start

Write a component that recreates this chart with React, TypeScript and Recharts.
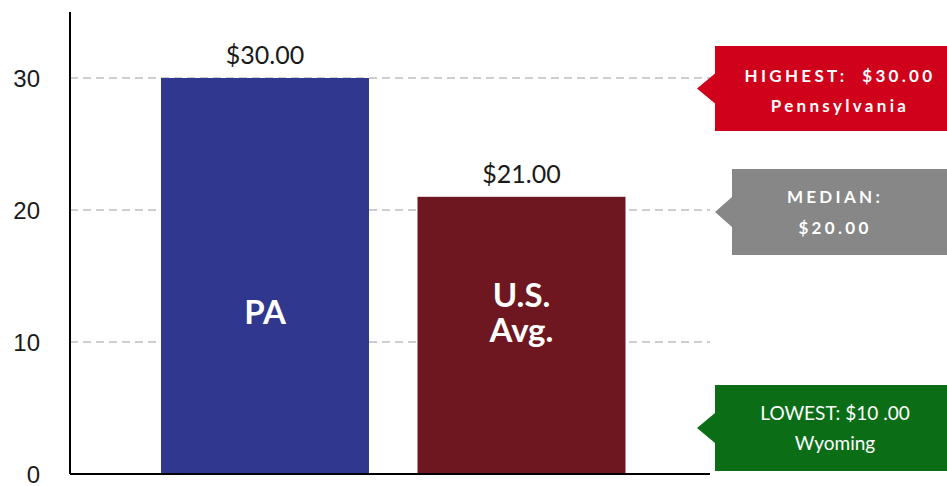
import { BarChart, Bar, XAxis, YAxis, CartesianGrid, LabelList, Customized } from "recharts";

const categories = ["PA", "U.S. Avg."];
const wages = [30, 21];
const barLines = [["PA"], ["U.S.", "Avg."]];
const barColors = ["#30378f", "#6e1720"];
const yTicks = [0, 10, 20, 30];
const gridValues = [10, 20, 30];

const calloutTitles = ["HIGHEST:  $30.00", "MEDIAN:", "LOWEST: $10 .00"];
const calloutSubs = ["Pennsylvania", "$20.00", "Wyoming"];
const calloutColors = ["#d0021b", "#878787", "#0b6e17"];

const data = categories.map((name, i) => ({ name, wage: wages[i], lines: barLines[i] }));

// layout for the side boxes (left edge, top, bottom, arrow tip x, text centre x, bold)
const boxes = [
  { left: 715, top: 46, bottom: 131, tip: 697, cx: 840, y1: 82, y2: 112, bold: true },
  { left: 732, top: 169, bottom: 255, tip: 715, cx: 835, y1: 203, y2: 234, bold: true },
  { left: 715, top: 385, bottom: 471, tip: 697, cx: 835, y1: 420, y2: 450, bold: false },
];

const lato = "Lato, 'Open Sans', sans-serif";

function Callouts() {
  return (
    <g>
      {boxes.map((b, i) => {
        const mid = (b.top + b.bottom) / 2;
        const pts = [
          [b.left, b.top], [947, b.top], [947, b.bottom], [b.left, b.bottom],
          [b.left, mid + 15], [b.tip, mid], [b.left, mid - 15],
        ].map((p) => p.join(",")).join(" ");
        const font = {
          fontFamily: lato,
          fontSize: b.bold ? 17 : 19,
          fontWeight: b.bold ? 700 : 400,
          letterSpacing: b.bold ? 3.3 : 0,
        };
        return (
          <g key={i}>
            <polygon points={pts} fill={calloutColors[i]} />
            <text x={b.cx} y={b.y1} textAnchor="middle" fill="#fff" {...font} style={{ whiteSpace: "pre" }}>
              {calloutTitles[i]}
            </text>
            <text x={b.cx} y={b.y2} textAnchor="middle" fill="#fff" {...font}>
              {calloutSubs[i]}
            </text>
          </g>
        );
      })}
    </g>
  );
}

function BarName(props: any) {
  const { x, y, width, height, index } = props;
  const lines: string[] = barLines[index];
  const cx = x + width / 2;
  const cy = y + height - 163;
  const lh = 35;
  const first = cy - ((lines.length - 1) * lh) / 2;
  return (
    <text x={cx} textAnchor="middle" fill="#fff" fontFamily={lato} fontWeight={700} fontSize={33}>
      {lines.map((l, k) => (
        <tspan key={k} x={cx} y={first + k * lh} dominantBaseline="central">{l}</tspan>
      ))}
    </text>
  );
}

export default function App() {
  return (
    <div style={{ position: "absolute", left: 0, top: 0, width: 947, height: 486, background: "#fff" }}>
      <BarChart width={947} height={486} data={data} margin={{ top: 12, right: 237, left: 0, bottom: 10 }}>
        <CartesianGrid vertical={false} horizontalValues={gridValues} stroke="#bdbdbd" strokeWidth={1.5} strokeDasharray="8 5" />
        <XAxis dataKey="name" tick={false} height={2} padding={{ left: 67, right: 60 }}
          axisLine={{ stroke: "#000", strokeWidth: 2 }} tickLine={false} />
        <YAxis domain={[0, 35]} ticks={yTicks} interval={0} width={70} tickLine={false} tickSize={0} tickMargin={30}
          axisLine={{ stroke: "#000", strokeWidth: 2 }}
          tick={{ fill: "#1a1a1a", fontSize: 24, fontFamily: "'Liberation Sans', Arial, sans-serif" }} />
        <Bar dataKey="wage" barSize={208} isAnimationActive={false}
          shape={(p: any) => <rect x={p.x} y={p.y} width={p.width} height={p.height} fill={barColors[p.index]} />}>
          <LabelList dataKey="wage" position="top" offset={14}
            formatter={(v: any) => `$${Number(v).toFixed(2)}`}
            style={{ fill: "#1a1a1a", fontSize: 25, fontFamily: lato }} />
          <LabelList dataKey="name" content={BarName} />
        </Bar>
        <Customized component={Callouts} />
      </BarChart>
    </div>
  );
}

end

Write down every line from the opening of the listing to the line with "const gridValues = [10, 20, 30];", both included, and nothing else; the pictures are omitted.

*COMPLETE ANSWER:*
Write a component that recreates this chart with React, TypeScript and Recharts.
import { BarChart, Bar, XAxis, YAxis, CartesianGrid, LabelList, Customized } from "recharts";

const categories = ["PA", "U.S. Avg."];
const wages = [30, 21];
const barLines = [["PA"], ["U.S.", "Avg."]];
const barColors = ["#30378f", "#6e1720"];
const yTicks = [0, 10, 20, 30];
const gridValues = [10, 20, 30];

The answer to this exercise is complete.